The Long Winter (Little House 6)
Pa answered, “Gilbert made it to Preston and back. He’s brought the mail!”
It was as if Christmas had happened unexpectedly. Ma hoped for the church paper. Laura and Mary and Carrie hoped that Reverend Alden had sent them something to read; sometimes he did. Grace was excited because they were excited. It was hard to wait for Pa to come back from the post office.
He was gone a long time. As Ma said, it did no good to be impatient. Every man in town was at the post office and Pa must wait his turn.
When at last he came, his hands were full. Ma reached eagerly for the church papers and Laura and Carrie both tried to take the bundle of Youths Companions. There were newspapers too.
“Here! Here!” Pa laughed. “Don’t mob a fellow! And that’s not the whole of it. Guess what I got!”
“A letter? Oh Pa, did you get a letter?” Laura cried.
“Who is it from?” Ma asked.
“You’ve got the Advances, Caroline,” Pa replied.
“And Laura and Carrie’ve got the Youths Companions. I’ve got the Inter-Ocean and the Pioneer Press. Mary gets the letter.”
Mary’s face shone. She felt the letter’s size and thickness. “A big, fat letter! Please read it, Ma.”
So Ma opened the letter and read it aloud.

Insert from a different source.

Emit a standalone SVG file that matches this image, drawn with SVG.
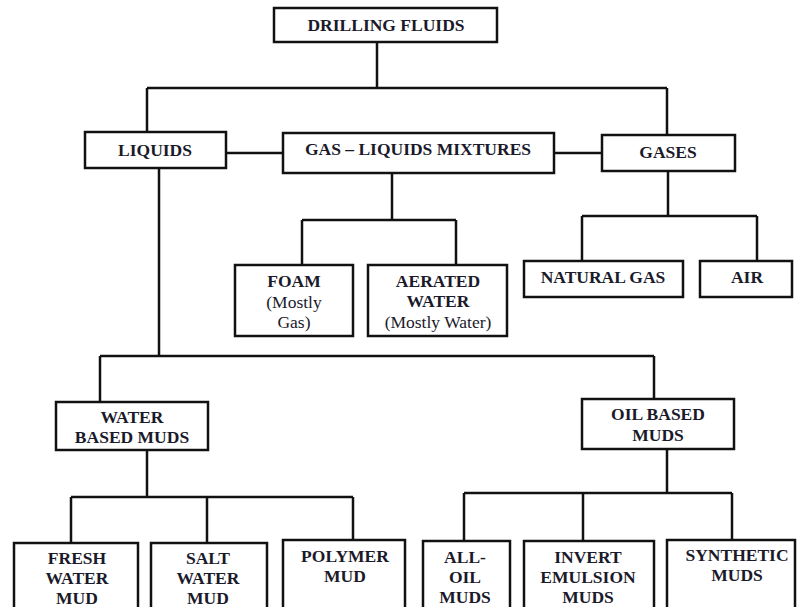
<svg xmlns="http://www.w3.org/2000/svg" width="798" height="607" viewBox="0 0 798 607">
<style>
.box{fill:#fff;stroke:#111;stroke-width:2.5}
.c{fill:none;stroke:#111;stroke-width:2.5}
text{font-family:"Liberation Serif","Times New Roman",serif;font-size:17.5px;font-weight:bold;fill:#1a1a2a;text-anchor:middle}
.n{font-weight:normal}
</style>
<rect width="798" height="607" fill="#fff"/>
<g id="connectors">
<path class="c" d="M377 42V88M147 88H667M147 88V132M667 88V135"/>
<path class="c" d="M226 153H283M554 153H602"/>
<path class="c" d="M392 173V220M302 220H456M302 220V265M456 220V265"/>
<path class="c" d="M668 171V216M582 216H757M582 216V261M757 216V261"/>
<path class="c" d="M159 168V356M100 356H654M100 356V402M654 356V399"/>
<path class="c" d="M147 450V497M71 497H353M71 497V543M207 497V543M353 497V540"/>
<path class="c" d="M667 449V493M464 493H732M464 493V541M583 493V541M732 493V540"/>
</g>
<g id="drilling-fluids"><rect class="box" x="274" y="8" width="223" height="34"/><text x="386" y="31">DRILLING FLUIDS</text></g>
<g id="liquids"><rect class="box" x="85" y="132" width="141" height="36"/><text x="155" y="156">LIQUIDS</text></g>
<g id="gas-liquids"><rect class="box" x="283" y="133" width="271" height="40"/><text x="418" y="155">GAS – LIQUIDS MIXTURES</text></g>
<g id="gases"><rect class="box" x="602" y="135" width="133" height="36"/><text x="668" y="158">GASES</text></g>
<g id="foam"><rect class="box" x="235" y="265" width="118" height="71"/><text x="294" y="287">FOAM</text><text class="n" x="294" y="308">(Mostly</text><text class="n" x="294" y="328">Gas)</text></g>
<g id="aerated"><rect class="box" x="368" y="265" width="139" height="71"/><text x="438" y="287">AERATED</text><text x="438" y="307">WATER</text><text class="n" x="438" y="328">(Mostly Water)</text></g>
<g id="natural-gas"><rect class="box" x="524" y="261" width="159" height="36"/><text x="603" y="283">NATURAL GAS</text></g>
<g id="air"><rect class="box" x="700" y="261" width="92" height="36"/><text x="747" y="283">AIR</text></g>
<g id="water-based"><rect class="box" x="56" y="402" width="152" height="48"/><text x="132" y="423">WATER</text><text x="132" y="443">BASED MUDS</text></g>
<g id="oil-based"><rect class="box" x="582" y="399" width="152" height="50"/><text x="658" y="420">OIL BASED</text><text x="658" y="441">MUDS</text></g>
<g id="fresh"><rect class="box" x="14" y="543" width="124" height="80"/><text x="77" y="564">FRESH</text><text x="77" y="584">WATER</text><text x="77" y="604">MUD</text></g>
<g id="salt"><rect class="box" x="151" y="543" width="116" height="80"/><text x="208" y="564">SALT</text><text x="208" y="584">WATER</text><text x="208" y="604">MUD</text></g>
<g id="polymer"><rect class="box" x="283" y="540" width="122" height="80"/><text x="345" y="562">POLYMER</text><text x="345" y="582">MUD</text></g>
<g id="all-oil"><rect class="box" x="423" y="541" width="87" height="80"/><text x="465" y="563">ALL-</text><text x="465" y="583">OIL</text><text x="465" y="603">MUDS</text></g>
<g id="invert"><rect class="box" x="524" y="541" width="130" height="80"/><text x="588" y="563">INVERT</text><text x="588" y="583">EMULSION</text><text x="588" y="603">MUDS</text></g>
<g id="synthetic"><rect class="box" x="667" y="540" width="128" height="80"/><text x="737" y="561">SYNTHETIC</text><text x="737" y="581">MUDS</text></g>
</svg>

The letter was from Reverend Alden. He was sorry that he had not been able to come back and help organize a church last spring, but he had been sent farther north. He hoped to be with them when spring came again. The children of the Sunday School in Minnesota were sending a bundle of Youths Companions to the girls, and would send another bundle next year. His church had shipped them a Christmas barrel and he hoped the clothing would fit. As his own Christmas gift and some slight return for their hospitality to him and to Reverend Stuart last winter at Silver Lake, he had put in a Christmas turkey. He wished them all a Merry Christmas and a Happy New Year.
There was a little silence when Ma had finished reading. Then she said, “We have this good letter, anyway.”
“Gilbert brought word that they’re putting on a double work crew and two snowplows at the Tracy cut,” Pa told them. “We may get the barrel by Christmas.”
“It’s only a few days,” Ma said.
“A lot can be done in a few days,” said Pa. “If this spell of clear weather holds out, no reason they can’t get the train through.”
“Oh, I hope the Christmas barrel comes,” Carrie said.
“The hotels have shut down,” Pa told Ma the news. “They’ve been burning lumber and now Banker Ruth has bought out the lumberyard, down to the last shingle.”
“We couldn’t afford to burn lumber anyway,” said Ma. “But Charles, we are almost out of coal.”
“We’ll burn hay,” Pa answered cheerfully.
“Hay?” Ma said, and Laura asked, “How can we burn hay, Pa?”
She thought of how quickly the prairie fires swept through dry grass. Flame licks through the light, thin stems and is gone before the frail ashes can fall. How could a room be kept warm by a fire so quic
kly burning out, when even the steady glow of hard coal could not keep out the cold?
“We will have to contrive,” Pa told her. “We’ll manage it! Needs must, when the devil drives.”
“Likely the train will get through in time,” Ma said.
Pa put on his cap again and asked Ma to make dinner a little late. He had time to haul another load of hay if he hustled. He went out and Ma said, “Come, girls, put the bundle of Youths Companions away. We must get out the washing while the weather’s clear so we can.”
All that day Laura and Carrie and Mary looked forward to the Youths Companions and often they spoke of them. But the bright day was short. They stirred and punched the clothes boiling on the stove; they lifted them on the broom handle into the tub where Ma soaped and rubbed them. Laura rinsed them, Carrie stirred the blueing bag in the second rinsewater until it was blue enough. Laura made the boiled starch. And when for the last time Ma went out into the cold to hang the freezing wash on the line, Pa had come for dinner.
Then they washed the dishes, they scrubbed the floor and blacked the stove, and washed the inside of the windowpanes. Ma brought in the frozen-dry clothes and they sorted them and sprinkled them and rolled them tightly, ready for ironing.
Twilight had come. It was too late to read that day and after supper there was no lamplight because they must save the last of the kerosene.
“Work comes before pleasure,” Ma always said. She smiled her gentle smile for Laura and Carrie and said now, “My girls have helped me do a good day’s work,” and they were rewarded.